■ Task brief ■
Print, exactly and with both ends included, the lines below that run from the one containing "Output the Python" to the one containing "import matplotlib.pyplot as plt". Pictures are omitted.

══ Data for this task ══

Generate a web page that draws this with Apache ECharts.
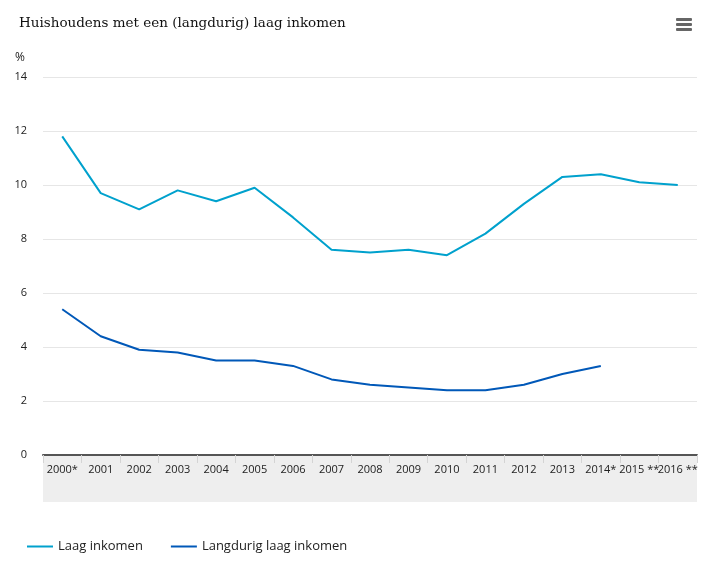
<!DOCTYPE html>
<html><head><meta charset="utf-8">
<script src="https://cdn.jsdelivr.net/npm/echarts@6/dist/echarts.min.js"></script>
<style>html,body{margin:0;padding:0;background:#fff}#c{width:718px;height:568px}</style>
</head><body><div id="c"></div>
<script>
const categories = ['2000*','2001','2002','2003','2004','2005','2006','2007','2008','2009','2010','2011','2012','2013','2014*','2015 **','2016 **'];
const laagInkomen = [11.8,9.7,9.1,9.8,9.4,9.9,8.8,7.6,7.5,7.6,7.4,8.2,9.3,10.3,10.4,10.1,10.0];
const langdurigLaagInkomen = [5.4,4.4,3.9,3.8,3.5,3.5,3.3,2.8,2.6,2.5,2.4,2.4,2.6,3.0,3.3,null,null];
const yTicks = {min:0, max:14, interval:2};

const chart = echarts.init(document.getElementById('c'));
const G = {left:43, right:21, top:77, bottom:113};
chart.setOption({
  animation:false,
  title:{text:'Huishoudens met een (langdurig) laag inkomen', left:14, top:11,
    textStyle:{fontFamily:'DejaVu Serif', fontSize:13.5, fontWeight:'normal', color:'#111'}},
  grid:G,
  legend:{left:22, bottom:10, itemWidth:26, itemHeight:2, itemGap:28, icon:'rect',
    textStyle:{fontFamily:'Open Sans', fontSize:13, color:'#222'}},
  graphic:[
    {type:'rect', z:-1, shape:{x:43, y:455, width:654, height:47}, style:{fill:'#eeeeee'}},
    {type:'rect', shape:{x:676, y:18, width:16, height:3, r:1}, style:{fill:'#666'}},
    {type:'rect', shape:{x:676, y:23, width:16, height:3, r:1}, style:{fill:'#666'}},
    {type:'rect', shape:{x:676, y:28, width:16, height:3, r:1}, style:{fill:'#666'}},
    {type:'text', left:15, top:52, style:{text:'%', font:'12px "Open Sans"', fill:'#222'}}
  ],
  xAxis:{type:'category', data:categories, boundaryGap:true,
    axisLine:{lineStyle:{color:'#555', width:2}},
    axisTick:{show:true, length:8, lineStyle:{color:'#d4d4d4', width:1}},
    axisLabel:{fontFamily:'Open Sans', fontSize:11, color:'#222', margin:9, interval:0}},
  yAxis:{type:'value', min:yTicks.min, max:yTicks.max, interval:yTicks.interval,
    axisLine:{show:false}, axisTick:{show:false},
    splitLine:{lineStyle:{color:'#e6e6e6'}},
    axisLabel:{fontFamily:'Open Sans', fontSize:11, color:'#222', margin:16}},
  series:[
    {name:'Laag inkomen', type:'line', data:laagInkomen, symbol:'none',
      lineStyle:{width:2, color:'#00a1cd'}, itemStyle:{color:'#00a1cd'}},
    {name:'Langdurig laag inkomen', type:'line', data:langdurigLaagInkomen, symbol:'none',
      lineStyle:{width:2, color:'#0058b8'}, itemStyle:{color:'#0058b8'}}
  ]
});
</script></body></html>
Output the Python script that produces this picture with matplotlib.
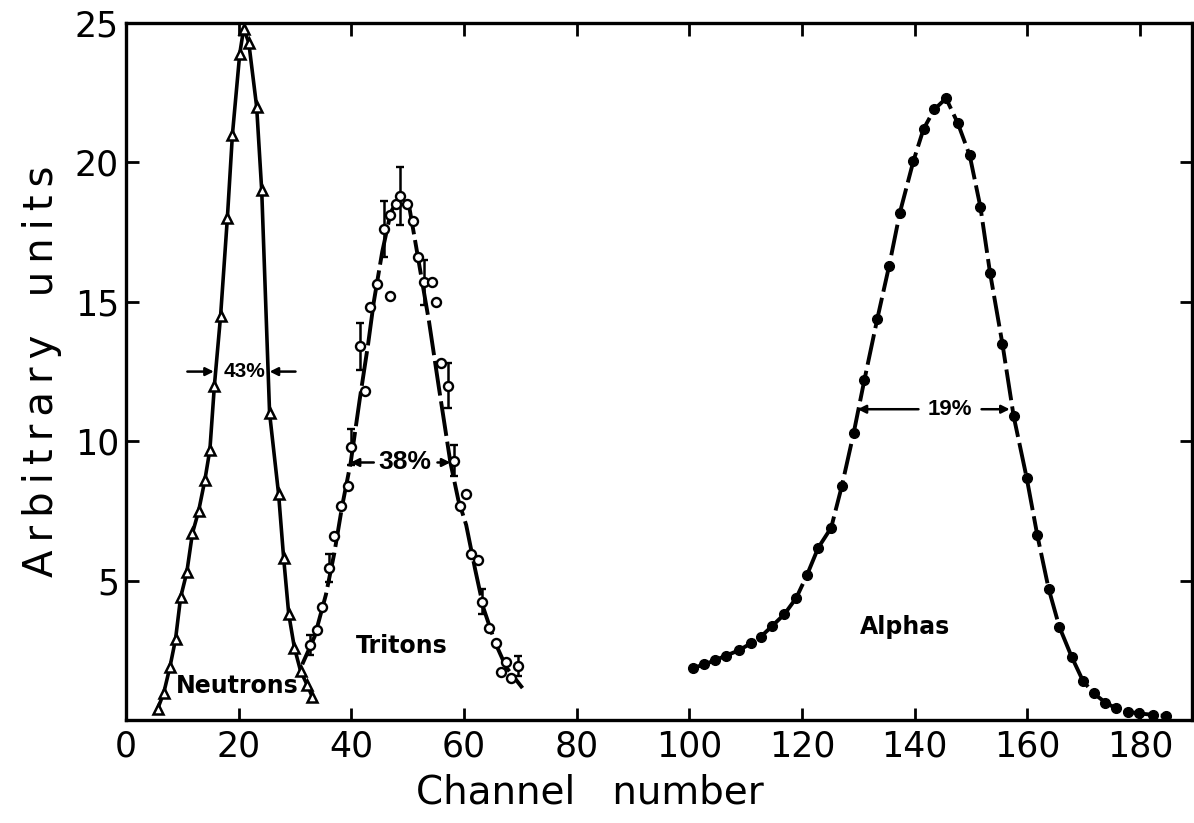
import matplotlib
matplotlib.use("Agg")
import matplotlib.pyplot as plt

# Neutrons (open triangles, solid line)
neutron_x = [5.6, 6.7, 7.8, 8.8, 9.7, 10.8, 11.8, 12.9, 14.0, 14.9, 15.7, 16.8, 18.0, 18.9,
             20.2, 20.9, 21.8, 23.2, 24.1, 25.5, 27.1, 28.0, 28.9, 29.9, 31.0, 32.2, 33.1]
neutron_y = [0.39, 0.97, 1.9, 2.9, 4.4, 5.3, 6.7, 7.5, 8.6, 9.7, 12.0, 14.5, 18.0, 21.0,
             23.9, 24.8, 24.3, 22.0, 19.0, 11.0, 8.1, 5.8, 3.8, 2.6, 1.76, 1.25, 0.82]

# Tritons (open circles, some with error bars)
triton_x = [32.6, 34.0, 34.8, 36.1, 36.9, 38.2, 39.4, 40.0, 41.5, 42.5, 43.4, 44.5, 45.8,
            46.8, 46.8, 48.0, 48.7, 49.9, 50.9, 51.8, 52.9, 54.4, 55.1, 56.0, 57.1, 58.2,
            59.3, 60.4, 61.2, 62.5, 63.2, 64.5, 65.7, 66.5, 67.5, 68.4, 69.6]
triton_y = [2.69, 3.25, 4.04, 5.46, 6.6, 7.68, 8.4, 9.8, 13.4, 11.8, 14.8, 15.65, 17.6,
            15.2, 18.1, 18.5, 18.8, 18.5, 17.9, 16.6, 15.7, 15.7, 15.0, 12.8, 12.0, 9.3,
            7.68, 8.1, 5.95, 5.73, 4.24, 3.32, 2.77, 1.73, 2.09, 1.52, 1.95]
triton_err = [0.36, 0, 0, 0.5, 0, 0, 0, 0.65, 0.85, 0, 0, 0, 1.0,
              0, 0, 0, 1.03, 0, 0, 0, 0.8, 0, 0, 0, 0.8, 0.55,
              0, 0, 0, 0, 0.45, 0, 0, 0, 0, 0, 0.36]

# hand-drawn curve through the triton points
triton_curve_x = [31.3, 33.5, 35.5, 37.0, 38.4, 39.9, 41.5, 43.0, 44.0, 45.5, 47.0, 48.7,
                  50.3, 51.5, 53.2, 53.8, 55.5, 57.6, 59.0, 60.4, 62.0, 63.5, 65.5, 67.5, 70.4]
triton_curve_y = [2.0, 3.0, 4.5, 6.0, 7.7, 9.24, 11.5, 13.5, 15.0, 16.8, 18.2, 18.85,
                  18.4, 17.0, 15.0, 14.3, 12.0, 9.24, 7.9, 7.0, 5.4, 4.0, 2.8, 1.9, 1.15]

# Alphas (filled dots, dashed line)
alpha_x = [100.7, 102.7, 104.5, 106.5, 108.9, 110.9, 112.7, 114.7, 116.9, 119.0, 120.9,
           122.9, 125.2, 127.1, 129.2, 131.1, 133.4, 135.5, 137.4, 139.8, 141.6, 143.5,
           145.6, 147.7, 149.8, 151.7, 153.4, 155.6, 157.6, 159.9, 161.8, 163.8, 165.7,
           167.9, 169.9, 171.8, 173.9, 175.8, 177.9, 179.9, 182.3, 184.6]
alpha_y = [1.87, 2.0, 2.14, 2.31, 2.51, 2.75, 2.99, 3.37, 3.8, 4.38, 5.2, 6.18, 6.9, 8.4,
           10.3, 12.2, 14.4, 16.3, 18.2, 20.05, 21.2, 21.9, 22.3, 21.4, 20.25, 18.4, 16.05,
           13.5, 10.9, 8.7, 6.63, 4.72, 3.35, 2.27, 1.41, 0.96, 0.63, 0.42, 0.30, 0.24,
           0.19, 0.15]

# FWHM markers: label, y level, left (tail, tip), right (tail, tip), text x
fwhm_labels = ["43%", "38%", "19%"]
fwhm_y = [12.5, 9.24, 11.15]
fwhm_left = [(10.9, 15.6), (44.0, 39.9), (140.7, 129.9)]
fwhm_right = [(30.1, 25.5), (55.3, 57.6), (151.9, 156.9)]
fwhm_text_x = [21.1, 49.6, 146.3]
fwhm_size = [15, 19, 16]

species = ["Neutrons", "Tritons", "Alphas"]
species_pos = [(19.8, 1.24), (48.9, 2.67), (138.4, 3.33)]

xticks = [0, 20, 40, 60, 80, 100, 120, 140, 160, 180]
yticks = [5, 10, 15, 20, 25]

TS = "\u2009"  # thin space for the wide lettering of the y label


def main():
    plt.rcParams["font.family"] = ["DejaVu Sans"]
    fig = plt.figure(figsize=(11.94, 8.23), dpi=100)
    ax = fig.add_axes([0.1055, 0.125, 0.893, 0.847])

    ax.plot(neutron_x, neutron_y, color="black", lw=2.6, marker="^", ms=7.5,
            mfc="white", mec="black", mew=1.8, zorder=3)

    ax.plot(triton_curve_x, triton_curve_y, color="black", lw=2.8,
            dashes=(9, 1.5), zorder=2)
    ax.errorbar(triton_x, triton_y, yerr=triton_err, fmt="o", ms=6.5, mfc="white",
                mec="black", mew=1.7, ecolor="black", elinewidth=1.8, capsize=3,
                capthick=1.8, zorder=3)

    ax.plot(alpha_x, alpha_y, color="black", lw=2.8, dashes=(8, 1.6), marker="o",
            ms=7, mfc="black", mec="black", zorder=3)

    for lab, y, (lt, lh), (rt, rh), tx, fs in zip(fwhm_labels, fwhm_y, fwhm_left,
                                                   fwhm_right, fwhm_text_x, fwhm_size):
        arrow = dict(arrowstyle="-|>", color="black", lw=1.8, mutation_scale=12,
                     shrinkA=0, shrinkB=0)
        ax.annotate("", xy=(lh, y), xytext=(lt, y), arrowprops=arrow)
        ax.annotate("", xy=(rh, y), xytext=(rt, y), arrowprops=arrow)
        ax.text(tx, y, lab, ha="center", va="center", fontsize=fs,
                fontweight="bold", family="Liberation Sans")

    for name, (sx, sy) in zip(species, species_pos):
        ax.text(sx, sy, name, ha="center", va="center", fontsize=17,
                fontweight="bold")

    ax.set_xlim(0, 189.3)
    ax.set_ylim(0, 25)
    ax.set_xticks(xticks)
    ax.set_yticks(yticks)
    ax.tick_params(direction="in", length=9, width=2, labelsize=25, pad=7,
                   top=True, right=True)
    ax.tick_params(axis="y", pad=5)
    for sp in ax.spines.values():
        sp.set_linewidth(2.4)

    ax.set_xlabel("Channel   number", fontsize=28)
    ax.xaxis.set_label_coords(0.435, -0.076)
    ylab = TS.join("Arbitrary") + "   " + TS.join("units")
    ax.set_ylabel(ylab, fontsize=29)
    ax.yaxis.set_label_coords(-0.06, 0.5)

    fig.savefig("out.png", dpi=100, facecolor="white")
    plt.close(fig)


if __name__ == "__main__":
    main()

═══

■ Task solution ■
Output the Python script that produces this picture with matplotlib.
import matplotlib
matplotlib.use("Agg")
import matplotlib.pyplot as plt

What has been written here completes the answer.